(What you should do): Retype, exactly as they stand, the lines from the start of the data to the line that contains "const stack = d3.stack().keys(seriesNames)(rows);", both ends included. Leave the pictures out.

(Supplied material):
-- begin --
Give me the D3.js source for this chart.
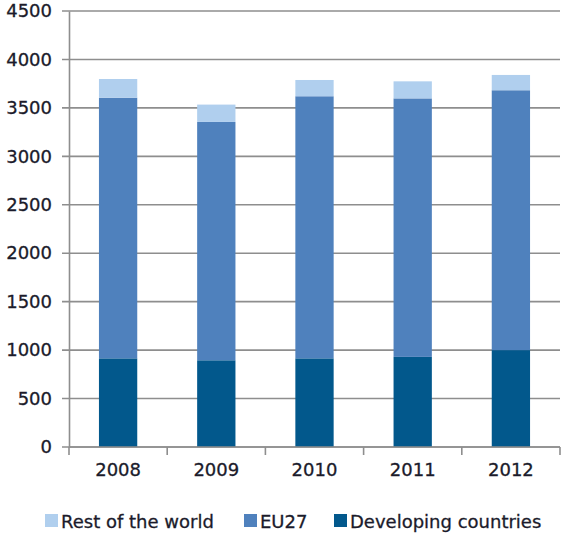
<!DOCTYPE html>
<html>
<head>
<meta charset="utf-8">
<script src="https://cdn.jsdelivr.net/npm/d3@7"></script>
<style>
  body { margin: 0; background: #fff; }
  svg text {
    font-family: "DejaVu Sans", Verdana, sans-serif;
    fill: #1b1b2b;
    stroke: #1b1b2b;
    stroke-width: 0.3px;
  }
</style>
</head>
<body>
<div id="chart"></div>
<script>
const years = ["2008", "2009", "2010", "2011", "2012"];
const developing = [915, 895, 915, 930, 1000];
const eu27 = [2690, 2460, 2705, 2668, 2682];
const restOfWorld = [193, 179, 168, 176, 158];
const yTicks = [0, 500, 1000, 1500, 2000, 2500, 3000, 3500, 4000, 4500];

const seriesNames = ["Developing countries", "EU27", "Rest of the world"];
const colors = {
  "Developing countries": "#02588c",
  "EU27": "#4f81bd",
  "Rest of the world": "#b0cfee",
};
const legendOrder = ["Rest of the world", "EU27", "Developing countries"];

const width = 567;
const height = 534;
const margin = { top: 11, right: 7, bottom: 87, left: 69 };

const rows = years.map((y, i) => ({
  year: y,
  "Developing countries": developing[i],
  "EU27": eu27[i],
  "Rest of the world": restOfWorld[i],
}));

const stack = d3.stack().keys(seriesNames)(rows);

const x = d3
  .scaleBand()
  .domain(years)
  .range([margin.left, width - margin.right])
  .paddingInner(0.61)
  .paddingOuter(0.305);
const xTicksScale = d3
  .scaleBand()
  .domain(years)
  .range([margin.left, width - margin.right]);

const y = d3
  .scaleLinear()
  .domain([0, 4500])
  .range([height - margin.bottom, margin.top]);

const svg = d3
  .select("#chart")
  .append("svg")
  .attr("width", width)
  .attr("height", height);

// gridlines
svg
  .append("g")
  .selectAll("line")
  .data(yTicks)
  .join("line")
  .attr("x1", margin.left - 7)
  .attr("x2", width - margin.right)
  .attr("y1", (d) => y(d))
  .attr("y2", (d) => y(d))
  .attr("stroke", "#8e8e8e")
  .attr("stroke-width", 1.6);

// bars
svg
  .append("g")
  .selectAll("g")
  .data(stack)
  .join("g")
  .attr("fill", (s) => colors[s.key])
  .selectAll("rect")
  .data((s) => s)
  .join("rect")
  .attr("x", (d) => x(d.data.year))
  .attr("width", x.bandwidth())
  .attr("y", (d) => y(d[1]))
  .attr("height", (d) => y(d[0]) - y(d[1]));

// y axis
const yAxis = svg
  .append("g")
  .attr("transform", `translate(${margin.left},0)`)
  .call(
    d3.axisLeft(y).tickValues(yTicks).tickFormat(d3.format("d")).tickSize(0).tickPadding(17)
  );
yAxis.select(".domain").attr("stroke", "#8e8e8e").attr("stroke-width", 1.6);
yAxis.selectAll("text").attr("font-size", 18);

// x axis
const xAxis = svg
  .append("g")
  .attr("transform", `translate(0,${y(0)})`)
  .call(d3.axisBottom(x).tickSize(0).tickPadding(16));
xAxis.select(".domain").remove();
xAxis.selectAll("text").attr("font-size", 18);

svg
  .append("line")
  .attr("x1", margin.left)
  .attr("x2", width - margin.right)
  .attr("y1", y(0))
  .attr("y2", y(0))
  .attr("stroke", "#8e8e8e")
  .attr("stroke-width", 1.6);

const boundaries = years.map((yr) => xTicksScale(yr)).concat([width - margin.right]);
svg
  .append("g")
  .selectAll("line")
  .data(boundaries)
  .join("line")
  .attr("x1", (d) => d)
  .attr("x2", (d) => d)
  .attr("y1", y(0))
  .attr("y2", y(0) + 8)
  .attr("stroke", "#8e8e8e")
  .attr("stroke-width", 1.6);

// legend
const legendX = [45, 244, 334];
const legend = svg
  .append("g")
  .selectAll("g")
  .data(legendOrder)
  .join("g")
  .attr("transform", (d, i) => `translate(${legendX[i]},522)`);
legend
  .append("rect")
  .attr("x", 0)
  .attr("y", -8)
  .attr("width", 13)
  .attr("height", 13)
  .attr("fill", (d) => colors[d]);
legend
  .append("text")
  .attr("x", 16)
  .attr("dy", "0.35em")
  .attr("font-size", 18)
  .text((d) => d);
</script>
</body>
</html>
-- end --
(Output below):
Give me the D3.js source for this chart.
<!DOCTYPE html>
<html>
<head>
<meta charset="utf-8">
<script src="https://cdn.jsdelivr.net/npm/d3@7"></script>
<style>
  body { margin: 0; background: #fff; }
  svg text {
    font-family: "DejaVu Sans", Verdana, sans-serif;
    fill: #1b1b2b;
    stroke: #1b1b2b;
    stroke-width: 0.3px;
  }
</style>
</head>
<body>
<div id="chart"></div>
<script>
const years = ["2008", "2009", "2010", "2011", "2012"];
const developing = [915, 895, 915, 930, 1000];
const eu27 = [2690, 2460, 2705, 2668, 2682];
const restOfWorld = [193, 179, 168, 176, 158];
const yTicks = [0, 500, 1000, 1500, 2000, 2500, 3000, 3500, 4000, 4500];

const seriesNames = ["Developing countries", "EU27", "Rest of the world"];
const colors = {
  "Developing countries": "#02588c",
  "EU27": "#4f81bd",
  "Rest of the world": "#b0cfee",
};
const legendOrder = ["Rest of the world", "EU27", "Developing countries"];

const width = 567;
const height = 534;
const margin = { top: 11, right: 7, bottom: 87, left: 69 };

const rows = years.map((y, i) => ({
  year: y,
  "Developing countries": developing[i],
  "EU27": eu27[i],
  "Rest of the world": restOfWorld[i],
}));

const stack = d3.stack().keys(seriesNames)(rows);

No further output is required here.